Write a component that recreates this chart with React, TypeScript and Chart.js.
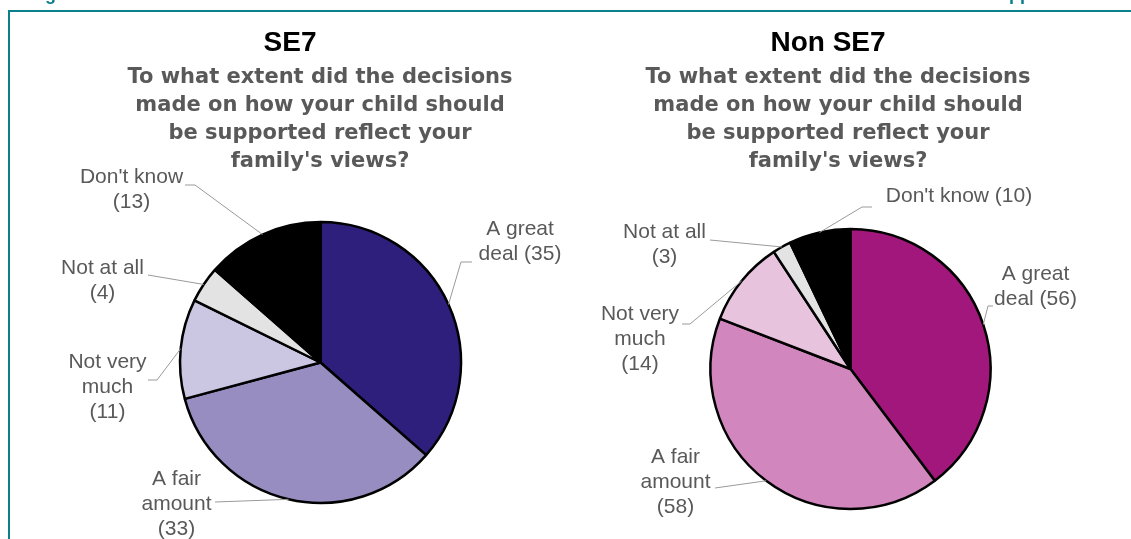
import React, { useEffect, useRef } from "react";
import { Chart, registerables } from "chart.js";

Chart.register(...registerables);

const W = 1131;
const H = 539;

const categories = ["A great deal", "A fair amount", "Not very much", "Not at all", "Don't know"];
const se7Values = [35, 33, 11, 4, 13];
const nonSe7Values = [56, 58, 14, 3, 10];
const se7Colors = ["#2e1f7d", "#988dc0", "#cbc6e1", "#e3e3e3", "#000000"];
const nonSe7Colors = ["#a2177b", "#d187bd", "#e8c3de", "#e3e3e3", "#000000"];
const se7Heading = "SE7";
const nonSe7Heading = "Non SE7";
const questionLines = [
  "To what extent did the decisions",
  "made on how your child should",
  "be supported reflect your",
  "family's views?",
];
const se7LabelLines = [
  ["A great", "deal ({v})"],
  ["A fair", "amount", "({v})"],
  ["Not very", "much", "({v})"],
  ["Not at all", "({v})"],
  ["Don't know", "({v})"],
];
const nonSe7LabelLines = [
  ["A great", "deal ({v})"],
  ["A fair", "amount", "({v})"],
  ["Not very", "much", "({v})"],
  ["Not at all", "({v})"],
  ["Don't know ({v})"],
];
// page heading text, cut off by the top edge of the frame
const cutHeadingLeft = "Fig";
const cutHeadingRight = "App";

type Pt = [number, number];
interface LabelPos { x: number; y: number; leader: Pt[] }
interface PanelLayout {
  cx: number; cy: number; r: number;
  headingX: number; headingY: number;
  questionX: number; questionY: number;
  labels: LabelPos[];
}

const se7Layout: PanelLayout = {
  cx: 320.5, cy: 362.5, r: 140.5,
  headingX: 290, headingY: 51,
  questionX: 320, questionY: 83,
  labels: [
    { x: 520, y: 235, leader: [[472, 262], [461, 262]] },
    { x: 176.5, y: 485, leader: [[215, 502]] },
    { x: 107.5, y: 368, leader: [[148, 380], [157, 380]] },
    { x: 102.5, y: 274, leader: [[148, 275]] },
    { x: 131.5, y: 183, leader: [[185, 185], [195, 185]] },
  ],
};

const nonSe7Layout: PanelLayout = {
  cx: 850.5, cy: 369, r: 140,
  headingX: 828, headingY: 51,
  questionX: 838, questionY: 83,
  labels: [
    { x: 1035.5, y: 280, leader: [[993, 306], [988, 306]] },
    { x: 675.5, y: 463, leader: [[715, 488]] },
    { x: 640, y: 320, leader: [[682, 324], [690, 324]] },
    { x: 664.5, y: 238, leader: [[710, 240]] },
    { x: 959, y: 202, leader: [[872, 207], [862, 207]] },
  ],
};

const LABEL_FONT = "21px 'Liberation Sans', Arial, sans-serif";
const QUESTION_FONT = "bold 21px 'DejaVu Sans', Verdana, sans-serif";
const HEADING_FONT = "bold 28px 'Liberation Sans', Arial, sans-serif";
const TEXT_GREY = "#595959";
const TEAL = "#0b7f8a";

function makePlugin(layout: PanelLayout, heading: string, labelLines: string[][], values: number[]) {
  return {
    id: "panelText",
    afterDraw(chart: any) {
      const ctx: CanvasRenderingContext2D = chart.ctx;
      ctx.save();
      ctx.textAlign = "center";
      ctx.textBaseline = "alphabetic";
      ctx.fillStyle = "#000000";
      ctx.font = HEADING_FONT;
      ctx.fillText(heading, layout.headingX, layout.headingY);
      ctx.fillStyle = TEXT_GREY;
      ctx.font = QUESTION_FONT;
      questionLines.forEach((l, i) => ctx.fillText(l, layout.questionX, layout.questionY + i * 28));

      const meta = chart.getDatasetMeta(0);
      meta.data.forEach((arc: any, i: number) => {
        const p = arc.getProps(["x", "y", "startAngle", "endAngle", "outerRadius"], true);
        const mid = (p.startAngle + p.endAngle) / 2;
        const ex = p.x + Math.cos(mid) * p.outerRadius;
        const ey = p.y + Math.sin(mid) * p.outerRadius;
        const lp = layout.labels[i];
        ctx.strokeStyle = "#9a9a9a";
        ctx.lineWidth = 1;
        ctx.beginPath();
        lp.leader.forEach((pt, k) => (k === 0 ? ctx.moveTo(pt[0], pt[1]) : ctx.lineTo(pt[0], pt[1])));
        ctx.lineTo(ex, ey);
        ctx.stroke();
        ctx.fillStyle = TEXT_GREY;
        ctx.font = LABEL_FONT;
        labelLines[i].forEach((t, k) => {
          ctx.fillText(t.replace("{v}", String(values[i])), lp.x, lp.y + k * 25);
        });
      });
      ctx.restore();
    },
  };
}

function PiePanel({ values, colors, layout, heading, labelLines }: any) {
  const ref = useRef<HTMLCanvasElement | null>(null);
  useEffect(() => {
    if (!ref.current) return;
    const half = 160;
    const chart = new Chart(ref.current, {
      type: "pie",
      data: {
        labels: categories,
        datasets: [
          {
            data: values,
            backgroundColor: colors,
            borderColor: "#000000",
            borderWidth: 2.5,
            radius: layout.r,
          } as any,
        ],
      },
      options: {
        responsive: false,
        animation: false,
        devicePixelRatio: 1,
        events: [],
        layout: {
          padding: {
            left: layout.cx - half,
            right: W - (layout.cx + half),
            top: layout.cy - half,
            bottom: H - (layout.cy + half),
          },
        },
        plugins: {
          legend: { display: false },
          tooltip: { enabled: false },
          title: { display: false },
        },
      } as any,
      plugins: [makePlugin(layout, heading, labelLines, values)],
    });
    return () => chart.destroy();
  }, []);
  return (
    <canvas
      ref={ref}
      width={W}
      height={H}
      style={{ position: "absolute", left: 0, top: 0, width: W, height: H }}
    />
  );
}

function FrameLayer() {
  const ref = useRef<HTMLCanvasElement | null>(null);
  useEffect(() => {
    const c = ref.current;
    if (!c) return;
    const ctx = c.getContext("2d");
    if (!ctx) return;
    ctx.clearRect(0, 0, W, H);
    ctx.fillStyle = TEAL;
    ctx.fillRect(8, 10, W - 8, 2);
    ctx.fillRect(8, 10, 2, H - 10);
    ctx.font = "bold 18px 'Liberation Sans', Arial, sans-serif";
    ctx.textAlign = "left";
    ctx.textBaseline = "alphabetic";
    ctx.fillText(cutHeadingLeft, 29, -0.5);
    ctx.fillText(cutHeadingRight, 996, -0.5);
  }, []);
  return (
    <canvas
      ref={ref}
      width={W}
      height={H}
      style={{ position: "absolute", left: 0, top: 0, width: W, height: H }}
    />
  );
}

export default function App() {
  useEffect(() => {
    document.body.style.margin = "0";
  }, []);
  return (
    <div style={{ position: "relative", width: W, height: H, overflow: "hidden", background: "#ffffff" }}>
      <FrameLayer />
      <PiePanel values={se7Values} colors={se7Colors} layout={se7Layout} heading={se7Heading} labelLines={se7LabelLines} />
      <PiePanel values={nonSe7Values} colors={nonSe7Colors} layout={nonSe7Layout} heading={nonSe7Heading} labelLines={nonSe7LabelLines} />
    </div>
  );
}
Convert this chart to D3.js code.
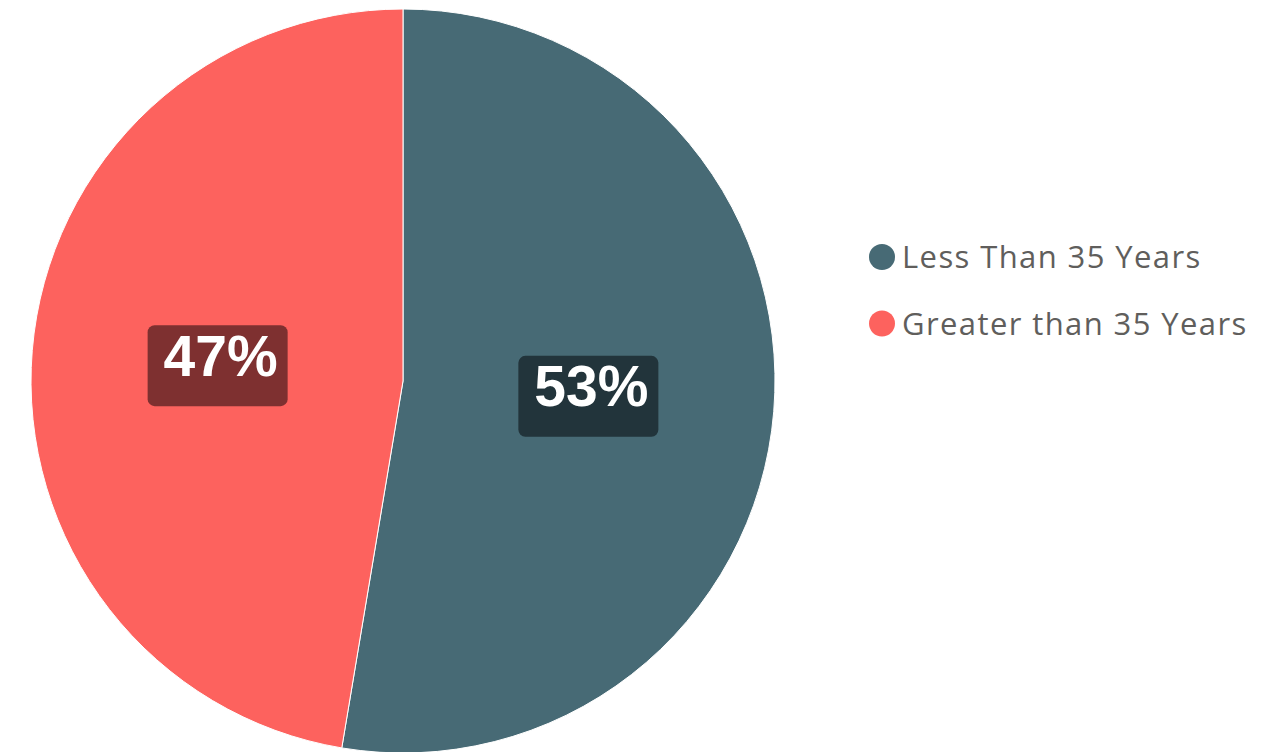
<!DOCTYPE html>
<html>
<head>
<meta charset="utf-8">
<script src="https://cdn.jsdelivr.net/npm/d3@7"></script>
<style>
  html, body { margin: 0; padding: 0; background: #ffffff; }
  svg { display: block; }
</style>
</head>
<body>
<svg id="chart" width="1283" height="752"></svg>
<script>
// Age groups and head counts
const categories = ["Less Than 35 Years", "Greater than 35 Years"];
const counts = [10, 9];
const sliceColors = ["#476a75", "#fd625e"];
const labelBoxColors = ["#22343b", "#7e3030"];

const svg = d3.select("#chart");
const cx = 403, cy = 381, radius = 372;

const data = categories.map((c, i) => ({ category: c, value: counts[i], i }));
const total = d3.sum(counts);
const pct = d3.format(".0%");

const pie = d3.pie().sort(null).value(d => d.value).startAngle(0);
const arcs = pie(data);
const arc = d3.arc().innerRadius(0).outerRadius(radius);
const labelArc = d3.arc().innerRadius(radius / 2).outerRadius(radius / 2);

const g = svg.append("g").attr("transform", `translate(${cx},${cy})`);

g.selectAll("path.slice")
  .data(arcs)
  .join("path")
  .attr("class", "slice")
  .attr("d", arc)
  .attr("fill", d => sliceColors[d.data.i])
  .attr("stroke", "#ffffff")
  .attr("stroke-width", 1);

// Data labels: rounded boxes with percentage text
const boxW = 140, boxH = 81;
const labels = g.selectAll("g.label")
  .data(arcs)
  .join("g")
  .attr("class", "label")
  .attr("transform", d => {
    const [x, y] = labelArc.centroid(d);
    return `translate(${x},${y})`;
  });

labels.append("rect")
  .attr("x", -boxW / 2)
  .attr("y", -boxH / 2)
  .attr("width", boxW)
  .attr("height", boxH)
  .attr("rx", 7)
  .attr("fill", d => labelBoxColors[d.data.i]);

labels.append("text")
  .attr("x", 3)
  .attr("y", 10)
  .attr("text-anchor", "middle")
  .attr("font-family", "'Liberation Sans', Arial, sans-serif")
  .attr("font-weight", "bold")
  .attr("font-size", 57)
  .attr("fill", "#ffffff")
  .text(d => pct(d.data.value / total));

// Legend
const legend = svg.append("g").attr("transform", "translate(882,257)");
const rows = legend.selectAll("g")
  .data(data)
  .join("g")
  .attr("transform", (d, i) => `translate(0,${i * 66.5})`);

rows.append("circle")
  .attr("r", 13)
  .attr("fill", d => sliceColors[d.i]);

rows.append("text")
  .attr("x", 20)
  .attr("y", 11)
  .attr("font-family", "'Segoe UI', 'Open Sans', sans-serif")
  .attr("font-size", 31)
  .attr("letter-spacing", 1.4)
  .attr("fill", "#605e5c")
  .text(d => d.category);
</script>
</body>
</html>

◆ ◆ ◆ ◆ ◆

* _What you need to do_
Without the pictures, repeat the entries above line by line, from the first through the one that contains "const H = 539;", both ends included.

* _Response to the task_
Write a component that recreates this chart with React, TypeScript and Chart.js.
import React, { useEffect, useRef } from "react";
import { Chart, registerables } from "chart.js";

Chart.register(...registerables);

const W = 1131;
const H = 539;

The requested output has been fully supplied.